Segundo o site municipal Corumbá MS, o Banho de São João teve origem na Europa com o costume português do banho de rio obrigatório no dia do santo a partir do século 14. Conforme relatos de historiadores, em Corumbá, a despeito da evidente presença da cultura africana, a tradição surgiu com a chegada dos árabes por volta de 1882. Para o professor Álvaro Banducci, que desenvolve trabalho na região, essas manifestações religiosas no Banho de São João costumam agregar mais seguidores durante o percurso até o Rio Paraguai:
— Não raro, quando chega no rio Paraguai, depois do batismo ritualizado ao santo, o pai de santo ou a mãe de santo continuam batizando as pessoas que que estão ali. Então é uma mistura, porque às vezes eu tenho um santo católico mas vou lá receber a benção de pai de santo ou de uma mãe de santo, e a população encara isso com muita naturalidade. Isso faz parte da beleza da festa que é a festa do banho de São João de Corumbá. Há um diálogo religioso intenso, fortíssimo e extremamente poderoso. Essa é a característica do São João de Corumbá que você não irá encontrar em nenhum outro do país. —, arrematou o antropólogo.
Considerando o passado pré-histórico e milenar da dança, a procissão que acompanha os andadores até o rio Paraguai com dança caipira no percurso é um exemplo dos resquícios das antigas danças pagãs que, provavelmente, foram praticadas pelos homens primitivos que habitaram a região. Danças acompanhadas de sacrifícios e oferendas organizados em forma de ritual. Ritual que antecedia a dança com procissão preliminar — como a que fizéramos ao sair da sala de aula no primeiro piso da Escola Estadual Hércules Maymone em direção a quadra de esportes —. Ah, sim. Ritual. Ritual que tinha seu ápice com uma dança circular em torno do altar. Tais as explicações que acompanharam a aula prática de História da Dança sintetizadas no trabalho História Da Dança – Linha Do Tempo, da doutora em comunicação e semiótica e pesquisadora do Centro de Estudos em Dança da Pontifícia Universidade Católica de São Paulo, PUC/SP, Rosana van Langendonck. “Os rituais e oferendas em forma de dança têm o sentido de festejar a terra e o preparo para o plantio, de celebrar a colheita e a fertilidade dos rebanhos. A identificação, pela dança, com os movimentos e as forças naturais representa uma forma de o homem se sintonizar com o ritmo da natureza, auxiliando-o na programação de suas ações”.
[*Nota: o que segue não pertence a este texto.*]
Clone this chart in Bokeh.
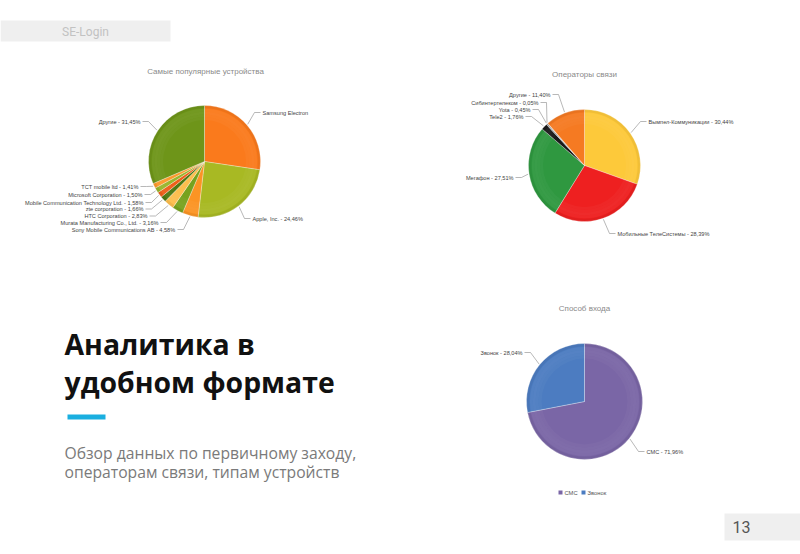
import numpy as np
from bokeh.plotting import figure
from bokeh.models import Range1d
from bokeh.core.properties import value
from bokeh.embed import file_html
from bokeh.resources import INLINE

# ---------------- data ----------------
device_labels = ["Samsung Electron", "Apple, Inc. - 24,46%",
                 "Sony Mobile Communications AB - 4,58%",
                 "Murata Manufacturing Co., Ltd. - 3,16%",
                 "HTC Corporation - 2,83%", "zte corporation - 1,66%",
                 "Mobile Communication Technology Ltd. - 1,58%",
                 "Microsoft Corporation - 1,50%", "TCT mobile ltd - 1,41%",
                 "Другие - 31,45%"]
device_values = [27.37, 24.46, 4.58, 3.16, 2.83, 1.66, 1.58, 1.50, 1.41, 31.45]
device_colors = ["#FA7A1C", "#A8B923", "#FB9424", "#77A21E", "#FDBE4E",
                 "#4E7812", "#EE5F1A", "#98B62C", "#FB9A2C", "#6E9519"]

oper_labels = ["Вымпел-Коммуникации - 30,44%", "Мобильные ТелеСистемы - 28,39%",
               "Мегафон - 27,51%", "Tele2 - 1,76%", "Yota - 0,45%",
               "Сибинтертелеком - 0,05%", "Другие - 11,40%"]
oper_values = [30.44, 28.39, 27.51, 1.76, 0.45, 0.05, 11.40]
oper_colors = ["#FDC93A", "#EE2020", "#2F9840", "#1A1A1A", "#9A9A9A",
               "#CCCCCC", "#F57A22"]

login_names = ["СМС", "Звонок"]
login_labels = ["СМС - 71,96%", "Звонок - 28,04%"]
login_values = [71.96, 28.04]
login_colors = ["#7A66A6", "#4C7CC1"]

titles = ["Самые популярные устройства", "Операторы связи", "Способ входа"]

# ---------------- layout helpers (screen px -> data) ----------------
W, H = 800, 554
def X(px):
    return px
def Y(py):
    return H - py

p = figure(width=W, height=H, output_backend="svg", toolbar_location=None,
           x_range=Range1d(0, W), y_range=Range1d(0, H), min_border=0)
p.axis.visible = False
p.grid.visible = False
p.outline_line_color = None
p.background_fill_color = "white"
p.border_fill_color = "white"

LABEL_FONT = value("Liberation Sans")

def draw_pie(cx, cy, r, values, colors, labels, label_pos, aligns, title, title_pos):
    vals = np.array(values, dtype=float)
    frac = vals / vals.sum()
    cum = np.cumsum(frac)
    prev = np.concatenate([[0.0], cum[:-1]])
    start = np.pi / 2 - 2 * np.pi * prev
    end = np.pi / 2 - 2 * np.pi * cum
    mid = (start + end) / 2
    ccx, ccy = X(cx), Y(cy)
    p.wedge(x=ccx, y=ccy, radius=r, start_angle=list(start), end_angle=list(end),
            direction="clock", fill_color=colors, line_color="white",
            line_width=0.5, line_alpha=0.6)
    # soft 3D-like shading (graded rings)
    for k, a in enumerate([0.03, 0.04, 0.05, 0.04]):
        p.annulus(x=ccx, y=ccy, inner_radius=r * (0.74 + 0.05 * k),
                  outer_radius=r * (0.79 + 0.05 * k),
                  fill_color="white", fill_alpha=a, line_color=None)
    p.annulus(x=ccx, y=ccy, inner_radius=r * 0.95, outer_radius=r,
              fill_color="black", fill_alpha=0.05, line_color=None)
    # connectors + labels
    xs, ys = [], []
    for i, (lp, al) in enumerate(zip(label_pos, aligns)):
        lx, ly = X(lp[0]), Y(lp[1])
        ex = ccx + (r + 1) * np.cos(mid[i])
        ey = ccy + (r + 1) * np.sin(mid[i])
        if al == "right":
            x2 = lx + 2
            x1 = x2 + 6
        else:
            x2 = lx - 2
            x1 = x2 - 6
        xs.append([ex, x1, x2])
        ys.append([ey, ly, ly])
    p.multi_line(xs=xs, ys=ys, line_color="#9a9a9a", line_width=0.7)
    p.text(x=[X(lp[0]) for lp in label_pos], y=[Y(lp[1]) for lp in label_pos],
           text=labels, text_align=aligns, text_baseline="middle",
           text_font=LABEL_FONT, text_font_size=value("5.6px"),
           text_color="#444444")
    p.text(x=[X(title_pos[0])], y=[Y(title_pos[1])], text=[title],
           text_align="center", text_baseline="middle", text_font=LABEL_FONT,
           text_font_size=value("8px"), text_color="#8a8a8a")

# devices pie
draw_pie(204, 161, 56, device_values, device_colors, device_labels,
         [(262, 112), (252, 218), (175, 229), (158, 222), (147, 215.5),
          (143, 208.5), (143, 202), (142, 194), (138, 186), (140, 121)],
         ["left", "left", "right", "right", "right", "right", "right",
          "right", "right", "right"],
         titles[0], (205, 71))

# operators pie
draw_pie(584, 165, 56, oper_values, oper_colors, oper_labels,
         [(648, 121), (617, 233), (513, 177), (523, 116), (530, 109),
          (538, 102), (550, 94)],
         ["left", "left", "right", "right", "right", "right", "right"],
         titles[1], (584, 74))

# login pie
draw_pie(584, 401, 58, login_values, login_colors, login_labels,
         [(646, 451), (522, 352)], ["left", "right"],
         titles[2], (584, 308))

# legend for login pie
leg_sq_x = [560, 583]
leg_tx_x = [564, 587]
p.scatter(x=[X(v) for v in leg_sq_x], y=[Y(492)] * 2, marker="square", size=4,
          fill_color=login_colors, line_color=None)
p.text(x=[X(v) for v in leg_tx_x], y=[Y(492)] * 2, text=login_names,
       text_align="left", text_baseline="middle", text_font=LABEL_FONT,
       text_font_size=value("5.8px"), text_color="#555555")

# ---------------- slide decorations ----------------
p.quad(left=[X(0)], right=[X(170)], top=[Y(20)], bottom=[Y(41)],
       fill_color="#EFEFEF", line_color=None)
p.text(x=[X(85)], y=[Y(31)], text=["SE-Login"], text_align="center",
       text_baseline="middle", text_font=value("Roboto"),
       text_font_size=value("12px"), text_color="#C2C2C2")

p.quad(left=[X(724)], right=[X(800)], top=[Y(513)], bottom=[Y(540)],
       fill_color="#EFEFEF", line_color=None)
p.text(x=[X(732)], y=[Y(526)], text=["13"], text_align="left",
       text_baseline="middle", text_font=value("Roboto"),
       text_font_size=value("16px"), text_color="#555555")

p.text(x=[X(64), X(64)], y=[Y(343), Y(381)],
       text=["Аналитика в", "удобном формате"], text_align="left",
       text_baseline="alphabetic", text_font=value("Open Sans"),
       text_font_style="bold", text_font_size=value("28.4px"),
       text_color="#111111")

p.quad(left=[X(67)], right=[X(105)], top=[Y(414)], bottom=[Y(419)],
       fill_color="#1AAFE0", line_color=None)

p.text(x=[X(64), X(64)], y=[Y(452), Y(471)],
       text=["Обзор данных по первичному заходу,",
             "операторам связи, типам устройств"],
       text_align="left", text_baseline="alphabetic",
       text_font=value("Open Sans"), text_font_size=value("15.7px"),
       text_color="#7a7a7a")

open("out.html", "w").write(file_html(p, INLINE))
Assim, vemos pela História da Dança e pela entrevista com o antropólogo Álvaro Banducci com a arte educadora Jane Motta que a arte e a cultura estão interligadas na construção e identidade do sul-mato-grossense expressa, também, no andor de São João que desce às margens do Rio Paraguai sob o pôr do sol vermelho-brasa neste belo Mato Grosso do Sul.
Nota:
[1] Extraído e adaptado do livro-reportagem “Belo Sul Mato Grosso: Um Percurso sobre arte e cultura em MS” de Giovanni Dorival.